(begin)
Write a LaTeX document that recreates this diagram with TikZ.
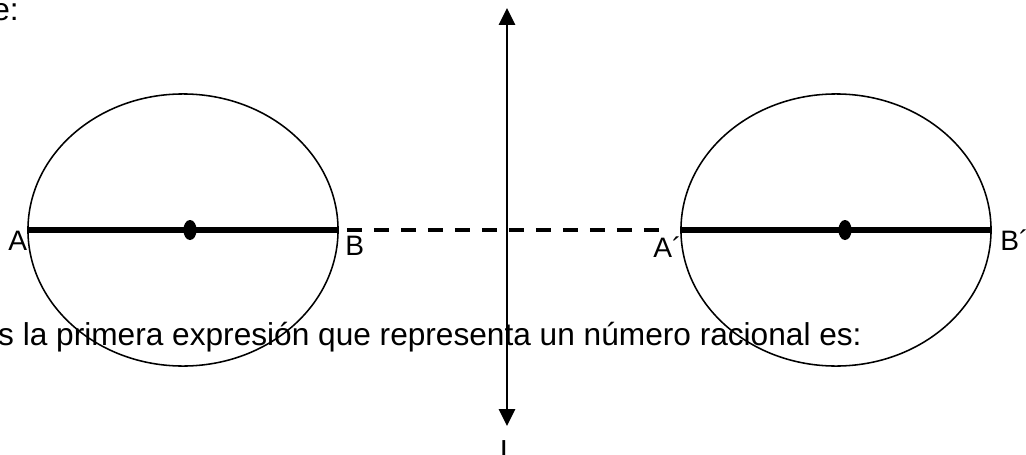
\documentclass[tikz,border=0pt]{standalone}
\usepackage{fontspec}
\setmainfont{Liberation Sans}
\usetikzlibrary{shapes.geometric,arrows.meta}

\begin{document}
\begin{tikzpicture}[x=0.025cm,y=-0.025cm,>={Triangle[width=0.4cm,length=0.42cm]}]
    \tikzstyle{ring}=[draw,ellipse,line width=1.1pt,inner sep=0pt,
      minimum width=7.75cm,minimum height=6.8cm]
    \tikzstyle{focus}=[fill,ellipse,inner sep=0pt,minimum width=0.33cm,minimum height=0.5cm]
    \tikzstyle{lbl}=[inner sep=0pt,font=\fontsize{20}{24}\selectfont]
    \tikzstyle{prose}=[inner sep=0pt,font=\fontsize{22.5}{27}\selectfont]
    \tikzstyle{rod}=[line width=3.6pt]
    \useasboundingbox (0,0) rectangle (1026,454);
    % text of the page around the figure
    \node[prose,anchor=base east] (top) at (19,20) {e:};
    \node[prose,anchor=base east] (line) at (862,345) {s la primera expresión que representa un número racional es:};
    % the two circles
    \node[ring] (lring) at (183,230) {};
    \node[ring] (rring) at (836,230) {};
    \draw[rod] (lring.west)--(lring.east);
    \draw[rod] (rring.west)--(rring.east);
    \node[focus] (ldot) at (190,230) {};
    \node[focus] (rdot) at (845,230) {};
    \draw[line width=2.6pt,dash pattern=on 0.375cm off 0.3cm,shorten <=8*0.025cm,shorten >=11*0.025cm]
      (lring.east)--(rring.west);
    % axis
    \coordinate (up) at (507,8);
    \coordinate (down) at (507,426);
    \draw[<->,line width=1.8pt] (down)--(up);
    \node[prose,anchor=north] (axis) at (504,440) {l};
    % labels
    \node[lbl,anchor=base west] (A) at (8,250) {A};
    \node[lbl,anchor=base west] (B) at (345,255) {B};
    \node[lbl,anchor=base west] (A2) at (653,257) {A´};
    \node[lbl,anchor=base west] (B2) at (1000,250) {B´};
  \end{tikzpicture}
\end{document}
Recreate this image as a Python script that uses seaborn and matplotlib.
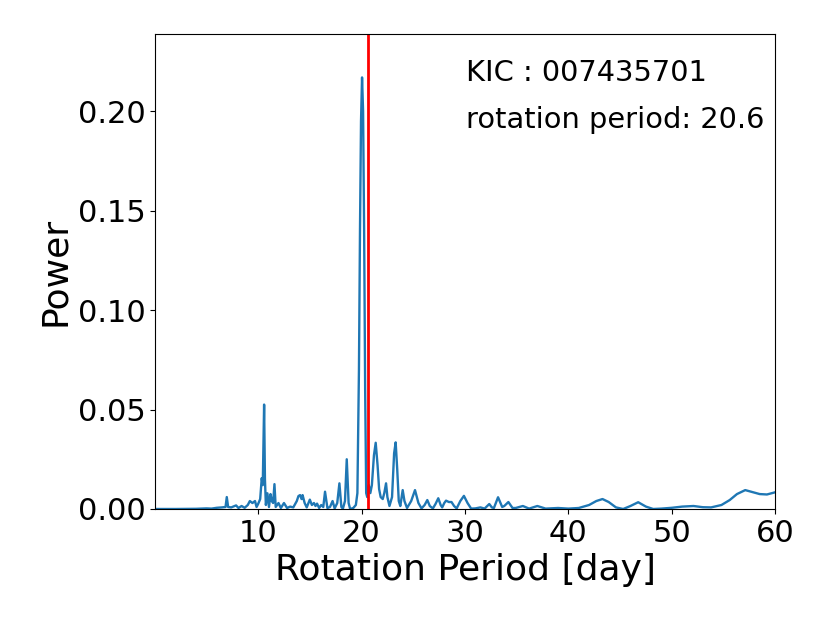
import matplotlib
matplotlib.use("Agg")
import matplotlib.pyplot as plt
import seaborn as sns
import pandas as pd
from matplotlib.ticker import FormatStrFormatter

# Periodogram
period = [0.05, 2.0, 4.0, 5.0, 5.5, 6.0, 6.5, 6.85, 6.97, 7.1, 7.4, 7.87, 8.1, 8.4, 8.7,
          9.0, 9.2, 9.45, 9.7, 9.85, 10.0, 10.2, 10.35, 10.45, 10.58, 10.66, 10.75, 10.9,
          11.05, 11.2, 11.32, 11.45, 11.58, 11.7, 11.97, 12.2, 12.5, 12.8, 13.1, 13.4,
          13.74, 13.9, 14.06, 14.2, 14.3, 14.5, 14.7, 15.0, 15.2, 15.4, 15.55, 15.7, 15.9,
          16.1, 16.3, 16.47, 16.7, 16.95, 17.2, 17.4, 17.65, 17.86, 18.05, 18.2, 18.4,
          18.57, 18.75, 18.9, 19.2, 19.45, 19.6, 19.75, 19.85, 19.95, 20.05, 20.15, 20.25,
          20.35, 20.45, 20.55, 20.7, 20.85, 21.0, 21.2, 21.37, 21.55, 21.7, 21.85, 22.05,
          22.2, 22.37, 22.5, 22.7, 22.95, 23.15, 23.3, 23.45, 23.6, 23.75, 23.98, 24.15,
          24.4, 24.8, 25.17, 25.5, 25.8, 26.1, 26.36, 26.6, 26.9, 27.15, 27.42, 27.65,
          27.8, 28.0, 28.17, 28.45, 28.7, 28.95, 29.2, 29.55, 29.9, 30.25, 30.6, 31.0,
          31.5, 31.9, 32.35, 32.6, 32.8, 33.2, 33.6, 33.8, 34.2, 34.6, 34.9, 35.6, 36.2,
          37.0, 37.8, 39.0, 40.0, 41.0, 42.0, 42.7, 43.3, 43.9, 44.6, 45.3, 46.0, 46.75,
          47.5, 48.2, 49.0, 50.0, 51.0, 52.1, 53.0, 53.8, 54.8, 55.6, 56.3, 57.1, 57.8,
          58.5, 59.2, 60.0]
power = [0.0, 0.0, 0.0001, 0.0003, 0.0002, 0.0006, 0.0008, 0.001, 0.006, 0.001, 0.0008,
         0.0018, 0.0005, 0.0015, 0.0006, 0.002, 0.004, 0.003, 0.004, 0.001, 0.0025, 0.005,
         0.0155, 0.012, 0.0525, 0.015, 0.002, 0.0079, 0.001, 0.0075, 0.004, 0.003, 0.0125,
         0.001, 0.003, 0.0005, 0.003, 0.0005, 0.0012, 0.0008, 0.004, 0.0065, 0.007, 0.005,
         0.007, 0.003, 0.0008, 0.0047, 0.002, 0.003, 0.0015, 0.0027, 0.0005, 0.002, 0.001,
         0.0087, 0.0005, 0.001, 0.004, 0.0003, 0.003, 0.0129, 0.001, 0.0002, 0.004, 0.025,
         0.003, 0.0, 0.0005, 0.002, 0.008, 0.07, 0.14, 0.195, 0.217, 0.2, 0.14, 0.06, 0.008,
         0.006, 0.012, 0.008, 0.012, 0.027, 0.0333, 0.022, 0.01, 0.006, 0.005, 0.008,
         0.0129, 0.006, 0.0015, 0.006, 0.028, 0.0335, 0.02, 0.004, 0.0015, 0.0095, 0.004,
         0.0005, 0.004, 0.0095, 0.003, 0.0003, 0.002, 0.0045, 0.0015, 0.0003, 0.0025,
         0.0054, 0.002, 0.0008, 0.003, 0.0042, 0.0035, 0.0035, 0.0015, 0.0003, 0.004,
         0.0066, 0.003, 0.0002, 0.0003, 0.0008, 0.0002, 0.0025, 0.0008, 0.0005, 0.0059,
         0.001, 0.0015, 0.0035, 0.0005, 0.0005, 0.0015, 0.0002, 0.0015, 0.0002, 0.0005,
         0.0002, 0.0005, 0.002, 0.004, 0.005, 0.0035, 0.0008, 0.0, 0.0015, 0.0034, 0.0012,
         0.0, 0.0002, 0.0006, 0.0012, 0.0015, 0.0009, 0.0008, 0.002, 0.0045, 0.0075,
         0.0095, 0.0085, 0.0075, 0.0073, 0.0084]

rotation_period = 20.6
kic_id = "007435701"
x_ticks = [10, 20, 30, 40, 50, 60]
y_ticks = [0.00, 0.05, 0.10, 0.15, 0.20]

df = pd.DataFrame({"period": period, "power": power})

fig = plt.figure(figsize=(8.3, 6.23), dpi=100)
ax = fig.add_axes([0.187, 0.183, 0.747, 0.762])

sns.lineplot(data=df, x="period", y="power", ax=ax, color="#1f77b4",
             linewidth=1.7, sort=False, estimator=None)
ax.axvline(rotation_period, color="red", linewidth=2)

ax.set_xlim(0.05, 60)
ax.set_ylim(0, max(power) * 1.1)
ax.set_xticks(x_ticks)
ax.set_yticks(y_ticks)
ax.yaxis.set_major_formatter(FormatStrFormatter("%.2f"))
ax.tick_params(labelsize=22)
ax.set_xlabel("Rotation Period [day]", fontsize=26)
ax.set_ylabel("Power", fontsize=26)

ax.text(30.1, 0.219, "KIC : " + kic_id, fontsize=20.8, ha="left", va="center")
ax.text(30.1, 0.1955, "rotation period: " + str(rotation_period), fontsize=20.8,
        ha="left", va="center")

fig.savefig("out.png", dpi=100)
(end)
__WHAT YOU HAVE TO DO__: Transcribe the whole listing exactly. Pictures are excluded.

__SOLUTION__:
Write a LaTeX document that recreates this diagram with TikZ.
\documentclass[tikz,border=0pt]{standalone}
\usepackage{fontspec}
\setmainfont{Liberation Sans}
\usetikzlibrary{shapes.geometric,arrows.meta}

\begin{document}
\begin{tikzpicture}[x=0.025cm,y=-0.025cm,>={Triangle[width=0.4cm,length=0.42cm]}]
    \tikzstyle{ring}=[draw,ellipse,line width=1.1pt,inner sep=0pt,
      minimum width=7.75cm,minimum height=6.8cm]
    \tikzstyle{focus}=[fill,ellipse,inner sep=0pt,minimum width=0.33cm,minimum height=0.5cm]
    \tikzstyle{lbl}=[inner sep=0pt,font=\fontsize{20}{24}\selectfont]
    \tikzstyle{prose}=[inner sep=0pt,font=\fontsize{22.5}{27}\selectfont]
    \tikzstyle{rod}=[line width=3.6pt]
    \useasboundingbox (0,0) rectangle (1026,454);
    % text of the page around the figure
    \node[prose,anchor=base east] (top) at (19,20) {e:};
    \node[prose,anchor=base east] (line) at (862,345) {s la primera expresión que representa un número racional es:};
    % the two circles
    \node[ring] (lring) at (183,230) {};
    \node[ring] (rring) at (836,230) {};
    \draw[rod] (lring.west)--(lring.east);
    \draw[rod] (rring.west)--(rring.east);
    \node[focus] (ldot) at (190,230) {};
    \node[focus] (rdot) at (845,230) {};
    \draw[line width=2.6pt,dash pattern=on 0.375cm off 0.3cm,shorten <=8*0.025cm,shorten >=11*0.025cm]
      (lring.east)--(rring.west);
    % axis
    \coordinate (up) at (507,8);
    \coordinate (down) at (507,426);
    \draw[<->,line width=1.8pt] (down)--(up);
    \node[prose,anchor=north] (axis) at (504,440) {l};
    % labels
    \node[lbl,anchor=base west] (A) at (8,250) {A};
    \node[lbl,anchor=base west] (B) at (345,255) {B};
    \node[lbl,anchor=base west] (A2) at (653,257) {A´};
    \node[lbl,anchor=base west] (B2) at (1000,250) {B´};
  \end{tikzpicture}
\end{document}
Recreate this image as a Python script that uses seaborn and matplotlib.
import matplotlib
matplotlib.use("Agg")
import matplotlib.pyplot as plt
import seaborn as sns
import pandas as pd
from matplotlib.ticker import FormatStrFormatter

# Periodogram
period = [0.05, 2.0, 4.0, 5.0, 5.5, 6.0, 6.5, 6.85, 6.97, 7.1, 7.4, 7.87, 8.1, 8.4, 8.7,
          9.0, 9.2, 9.45, 9.7, 9.85, 10.0, 10.2, 10.35, 10.45, 10.58, 10.66, 10.75, 10.9,
          11.05, 11.2, 11.32, 11.45, 11.58, 11.7, 11.97, 12.2, 12.5, 12.8, 13.1, 13.4,
          13.74, 13.9, 14.06, 14.2, 14.3, 14.5, 14.7, 15.0, 15.2, 15.4, 15.55, 15.7, 15.9,
          16.1, 16.3, 16.47, 16.7, 16.95, 17.2, 17.4, 17.65, 17.86, 18.05, 18.2, 18.4,
          18.57, 18.75, 18.9, 19.2, 19.45, 19.6, 19.75, 19.85, 19.95, 20.05, 20.15, 20.25,
          20.35, 20.45, 20.55, 20.7, 20.85, 21.0, 21.2, 21.37, 21.55, 21.7, 21.85, 22.05,
          22.2, 22.37, 22.5, 22.7, 22.95, 23.15, 23.3, 23.45, 23.6, 23.75, 23.98, 24.15,
          24.4, 24.8, 25.17, 25.5, 25.8, 26.1, 26.36, 26.6, 26.9, 27.15, 27.42, 27.65,
          27.8, 28.0, 28.17, 28.45, 28.7, 28.95, 29.2, 29.55, 29.9, 30.25, 30.6, 31.0,
          31.5, 31.9, 32.35, 32.6, 32.8, 33.2, 33.6, 33.8, 34.2, 34.6, 34.9, 35.6, 36.2,
          37.0, 37.8, 39.0, 40.0, 41.0, 42.0, 42.7, 43.3, 43.9, 44.6, 45.3, 46.0, 46.75,
          47.5, 48.2, 49.0, 50.0, 51.0, 52.1, 53.0, 53.8, 54.8, 55.6, 56.3, 57.1, 57.8,
          58.5, 59.2, 60.0]
power = [0.0, 0.0, 0.0001, 0.0003, 0.0002, 0.0006, 0.0008, 0.001, 0.006, 0.001, 0.0008,
         0.0018, 0.0005, 0.0015, 0.0006, 0.002, 0.004, 0.003, 0.004, 0.001, 0.0025, 0.005,
         0.0155, 0.012, 0.0525, 0.015, 0.002, 0.0079, 0.001, 0.0075, 0.004, 0.003, 0.0125,
         0.001, 0.003, 0.0005, 0.003, 0.0005, 0.0012, 0.0008, 0.004, 0.0065, 0.007, 0.005,
         0.007, 0.003, 0.0008, 0.0047, 0.002, 0.003, 0.0015, 0.0027, 0.0005, 0.002, 0.001,
         0.0087, 0.0005, 0.001, 0.004, 0.0003, 0.003, 0.0129, 0.001, 0.0002, 0.004, 0.025,
         0.003, 0.0, 0.0005, 0.002, 0.008, 0.07, 0.14, 0.195, 0.217, 0.2, 0.14, 0.06, 0.008,
         0.006, 0.012, 0.008, 0.012, 0.027, 0.0333, 0.022, 0.01, 0.006, 0.005, 0.008,
         0.0129, 0.006, 0.0015, 0.006, 0.028, 0.0335, 0.02, 0.004, 0.0015, 0.0095, 0.004,
         0.0005, 0.004, 0.0095, 0.003, 0.0003, 0.002, 0.0045, 0.0015, 0.0003, 0.0025,
         0.0054, 0.002, 0.0008, 0.003, 0.0042, 0.0035, 0.0035, 0.0015, 0.0003, 0.004,
         0.0066, 0.003, 0.0002, 0.0003, 0.0008, 0.0002, 0.0025, 0.0008, 0.0005, 0.0059,
         0.001, 0.0015, 0.0035, 0.0005, 0.0005, 0.0015, 0.0002, 0.0015, 0.0002, 0.0005,
         0.0002, 0.0005, 0.002, 0.004, 0.005, 0.0035, 0.0008, 0.0, 0.0015, 0.0034, 0.0012,
         0.0, 0.0002, 0.0006, 0.0012, 0.0015, 0.0009, 0.0008, 0.002, 0.0045, 0.0075,
         0.0095, 0.0085, 0.0075, 0.0073, 0.0084]

rotation_period = 20.6
kic_id = "007435701"
x_ticks = [10, 20, 30, 40, 50, 60]
y_ticks = [0.00, 0.05, 0.10, 0.15, 0.20]

df = pd.DataFrame({"period": period, "power": power})

fig = plt.figure(figsize=(8.3, 6.23), dpi=100)
ax = fig.add_axes([0.187, 0.183, 0.747, 0.762])

sns.lineplot(data=df, x="period", y="power", ax=ax, color="#1f77b4",
             linewidth=1.7, sort=False, estimator=None)
ax.axvline(rotation_period, color="red", linewidth=2)

ax.set_xlim(0.05, 60)
ax.set_ylim(0, max(power) * 1.1)
ax.set_xticks(x_ticks)
ax.set_yticks(y_ticks)
ax.yaxis.set_major_formatter(FormatStrFormatter("%.2f"))
ax.tick_params(labelsize=22)
ax.set_xlabel("Rotation Period [day]", fontsize=26)
ax.set_ylabel("Power", fontsize=26)

ax.text(30.1, 0.219, "KIC : " + kic_id, fontsize=20.8, ha="left", va="center")
ax.text(30.1, 0.1955, "rotation period: " + str(rotation_period), fontsize=20.8,
        ha="left", va="center")

fig.savefig("out.png", dpi=100)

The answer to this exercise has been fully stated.